- [Work to be completed] Return each line of the listing that contains the string "chart".
** Start Provided data **
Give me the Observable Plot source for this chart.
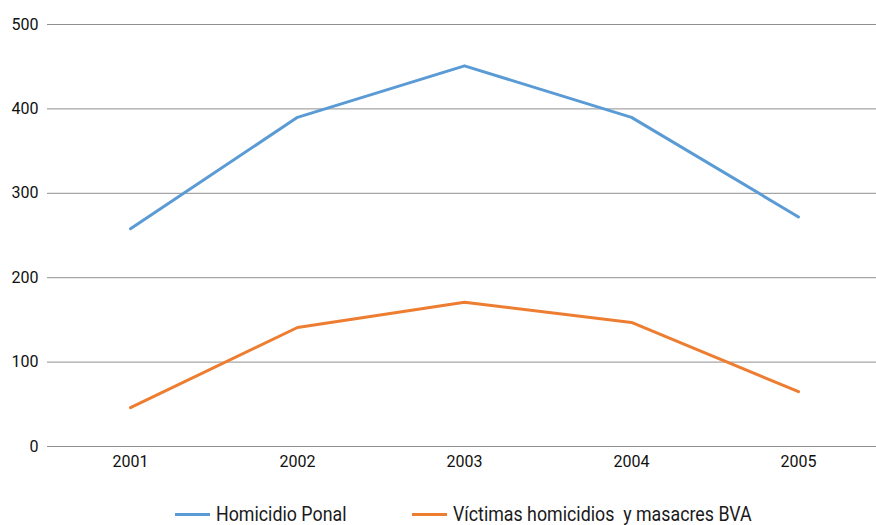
<!DOCTYPE html>
<html>
<head>
<meta charset="utf-8">
<script src="https://cdn.jsdelivr.net/npm/d3@7"></script>
<script src="https://cdn.jsdelivr.net/npm/@observablehq/plot@0.6"></script>
<style>
  body { margin: 0; background: #fff; font-family: Roboto, sans-serif; }
  #legend { font-size: 20px; color: #1a1a1a; position: relative; height: 35px; }
  .item { position: absolute; top: 12px; display: flex; align-items: center; white-space: nowrap; }
  .sw { width: 35px; height: 3px; margin-right: 6px; }
  .txt { display: inline-block; transform: scaleX(0.89); transform-origin: left center; }
</style>
</head>
<body>
<div id="chart"></div>
<div id="legend"></div>
<script>
const years = ["2001", "2002", "2003", "2004", "2005"];
const homicidioPonal = [258, 390, 451, 390, 272];
const victimasBVA = [46, 141, 171, 147, 65];
const seriesNames = ["Homicidio Ponal", "Víctimas homicidios  y masacres BVA"];
const seriesColors = ["#5b9bd5", "#ed7d31"];
const yTicks = [0, 100, 200, 300, 400, 500];

const data = [];
years.forEach((y, i) => {
  data.push({year: y, value: homicidioPonal[i], series: seriesNames[0]});
  data.push({year: y, value: victimasBVA[i], series: seriesNames[1]});
});

const chart = Plot.plot({
  width: 876,
  height: 490,
  marginLeft: 47,
  marginRight: 0,
  marginTop: 24,
  marginBottom: 44,
  style: {fontFamily: "Roboto, sans-serif", fontSize: "16px", color: "#111"},
  x: {type: "point", domain: years, range: [130, 798], padding: 0, label: null, tickSize: 0, tickPadding: 9},
  y: {domain: [0, 500], ticks: yTicks, label: null, tickSize: 0, tickPadding: 9},
  color: {domain: seriesNames, range: seriesColors},
  marks: [
    Plot.ruleY(yTicks, {stroke: "#8f8f8f", strokeWidth: 1}),
    Plot.line(data, {x: "year", y: "value", stroke: "series", strokeWidth: 3})
  ]
});
document.getElementById("chart").appendChild(chart);

const legend = document.getElementById("legend");
const lefts = [175, 412];
seriesNames.forEach((n, i) => {
  const it = document.createElement("div");
  it.className = "item";
  it.style.left = lefts[i] + "px";
  it.innerHTML = `<span class="sw" style="background:${seriesColors[i]}"></span><span class="txt">${n.replace(/  /g, " &nbsp;")}</span>`;
  legend.appendChild(it);
});
</script>
</body>
</html>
** End Provided data **
- [Task answer]
Give me the Observable Plot source for this chart.
<div id="chart"></div>
const chart = Plot.plot({
document.getElementById("chart").appendChild(chart);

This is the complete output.